I’m of two minds as to what needs to happen to kick us out of the stagnant era. The example of China shows that a large nation with a strong government and domestic energy supplies can industrialize despite the current globalizing period. This provides some hope that the gloom of stagnation in the West can be reduced, after a few new tweaks such as domestic renewables, to an already solved problem involving the system of nation states. It has its flaws, and I worry that the chance of renewed major power war would increase, but it might work.

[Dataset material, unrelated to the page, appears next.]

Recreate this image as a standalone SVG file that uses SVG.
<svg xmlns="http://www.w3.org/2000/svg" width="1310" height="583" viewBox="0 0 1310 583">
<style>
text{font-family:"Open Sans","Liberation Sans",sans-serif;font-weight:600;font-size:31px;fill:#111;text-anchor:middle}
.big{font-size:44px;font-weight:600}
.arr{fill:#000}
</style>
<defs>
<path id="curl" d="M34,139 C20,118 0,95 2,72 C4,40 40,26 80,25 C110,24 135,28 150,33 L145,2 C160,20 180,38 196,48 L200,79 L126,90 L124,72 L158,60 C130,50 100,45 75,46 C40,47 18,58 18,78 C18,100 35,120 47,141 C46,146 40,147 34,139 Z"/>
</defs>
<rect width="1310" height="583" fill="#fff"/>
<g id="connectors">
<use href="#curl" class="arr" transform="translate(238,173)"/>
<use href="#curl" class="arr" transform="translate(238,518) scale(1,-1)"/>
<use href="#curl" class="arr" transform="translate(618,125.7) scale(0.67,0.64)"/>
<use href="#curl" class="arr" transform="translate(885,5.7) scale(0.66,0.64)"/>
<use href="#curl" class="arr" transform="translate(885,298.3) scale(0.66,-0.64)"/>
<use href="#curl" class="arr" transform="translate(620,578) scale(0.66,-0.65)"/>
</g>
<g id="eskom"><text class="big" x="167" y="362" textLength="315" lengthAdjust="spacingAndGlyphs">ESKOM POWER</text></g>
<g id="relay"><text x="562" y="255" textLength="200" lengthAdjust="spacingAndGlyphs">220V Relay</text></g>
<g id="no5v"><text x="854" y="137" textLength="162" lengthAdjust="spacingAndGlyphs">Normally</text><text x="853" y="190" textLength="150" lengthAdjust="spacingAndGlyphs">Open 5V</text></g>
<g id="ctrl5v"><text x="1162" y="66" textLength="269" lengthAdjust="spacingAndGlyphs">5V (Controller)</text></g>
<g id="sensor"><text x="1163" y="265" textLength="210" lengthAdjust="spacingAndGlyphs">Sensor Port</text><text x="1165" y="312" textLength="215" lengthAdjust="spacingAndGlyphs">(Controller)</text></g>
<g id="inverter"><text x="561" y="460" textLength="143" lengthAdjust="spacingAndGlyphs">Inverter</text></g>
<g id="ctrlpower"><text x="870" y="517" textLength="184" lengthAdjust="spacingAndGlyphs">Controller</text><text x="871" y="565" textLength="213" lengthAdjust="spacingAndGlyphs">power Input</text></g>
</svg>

The other solution is to develop a new international body to manage industrialization, wealth distribution, and labor and capital flows among nations. The UN doesn’t do this and was not designed to do this. The World Bank and IMF don’t seriously attempt to do this outside the current international elite’s interests. Something new must be created. It must not become a single world government, as that scenario opens up the potential for total stagnation at some point. (My reasoning: Units of political economy that are hooked into the same feedback loop may experience the same positive and negative forces simultaneously, increasing the risk that every region will enter depression at the same time and top-level management may not act correctly, leading to global depression and collapse. Why all empires eventually stagnate. In a global market this is already the case to some extent, but a formalization of this feedback system through a regulatory body may increase the signal dramatically and increase the risk of this scenario. The system is more robust if some are up while some are down, enabling recovery without the need for any or much explicit intervention from high level managers. Or the intervention must be automatic as well…) The current international elite represents an informal and very limited version of this solution, having hijacked various national and international institutions to manage global wealth to serve their purposes.
Too much diversity and you get war, waste, and (thanks to nukes) the risk of annihilation, yet you may also get much greater innovation and experimentation, along with a “jailbreak” from the current era. Too much homogeneity and you get stagnation and slow collapse. We have to thread the needle and we’re missing it, tending toward homogeneity because nukes are scary and oil and development arbitrage are comforting for the elite and their servant classes. This is why the present is so stagnant in the West. This is why the 1% are gobbling up so much wealth, why the developed nations (the top 20%) are kept rich internationally but their people are so often desperate domestically, and why the remaining 80% are still impoverished.